PTMEG, polycaprolactone and polyester polyols tend to be high cost starting materials, however. As a result, polyurethane elastomers prepared from these polyol components are also higher priced products.
Polyoxypropylene diols have been suggested as possible substitutes for PTMEG in elastomer prepolymer formulations, however, the properties of the elastomers thus produced are not comparable to those achieved with PTMEG.
The patent literature teaches the benefits of using low unsaturation polyoxypropylene diols but also recognizes that production of elastomers with such polyols yields products that exhibit low modulus values, low hardness values, low compression deflection and abrasion resistance and presents processing problems.
One approach which has been taken to improve these physical properties and to reduce or eliminate the processing problems encountered with such low unsaturation polyols is the use of a blend of polyols. U.S. Pat. No. 5,648,447, for example, discloses polyurethane elastomers produced from a prepolymer made with a polyol component containing both PTMEG and from 5 to 35 equivalent percent of a low monol polyoxypropylene polyol which is chain extended with an aliphatic diol or an aromatic amine. It is, however, taught in this patent that if more than 35 equivalent percent of low monol polyoxypropylene diol is used, tensile strength of the elastomer rapidly diminishes and elongation values are worse than those for elastomers made using only low monol polyoxypropylene diol.

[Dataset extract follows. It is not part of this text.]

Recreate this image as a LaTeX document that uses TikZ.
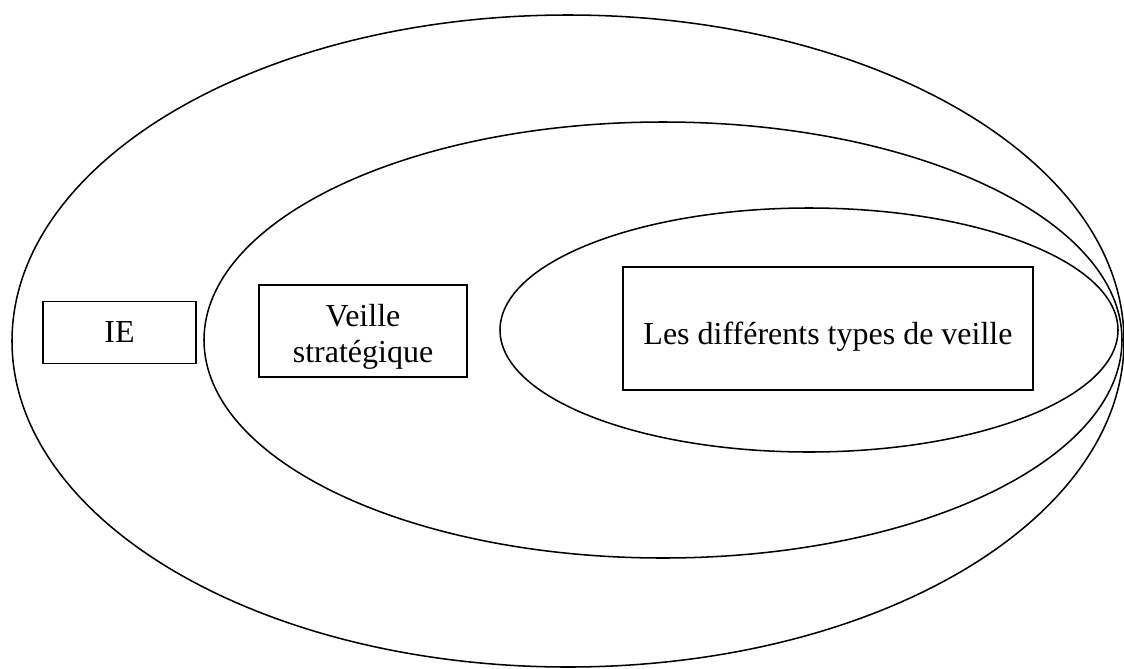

The economic benefit of using low monol polyoxypropylene diols is not therefore fully achieved due to the requirement that less than 35 equivalent percent of such diol be used if tensile strength and elongation values are to be maintained.
It has also been found that approximately 20% more isocyanate (specifically, MDI) is needed in systems such as those disclosed in U.S. Pat. No. 5,648,447 to achieve the same degree of hardness as that obtained using comparable PTMEG systems. Further, the optimum mechanical properties are achieved only if the chain extension of the prepolymer is sufficiently catalyzed that the effective potlife of the system is approximately 2 minutes or less. Elastomers which require processing times of longer than 2 minutes can not therefore be produced with such systems without sacrificing the mechanical properties of the product elastomer.
Among the known processes used to produce polyurethane elastomers, one-shot processes are considered to be particularly advantageous. U.S. Pat. Nos. 5,668,239 and 5,739,253, for example, each disclose a one-shot process for the production of polyurethane/urea elastomers from isocyanate-terminated prepolymers, polyether polyols and a chain extender.
It would therefore be advantageous to develop an elastomer-forming composition in which a significant amount of the polyol component employed is a low monol polyoxypropylene diol which produces elastomers having hardness, modulus, compression deflection, abrasion resistance and processability comparable to those of elastomers currently produced exclusively with traditional high performance polyols.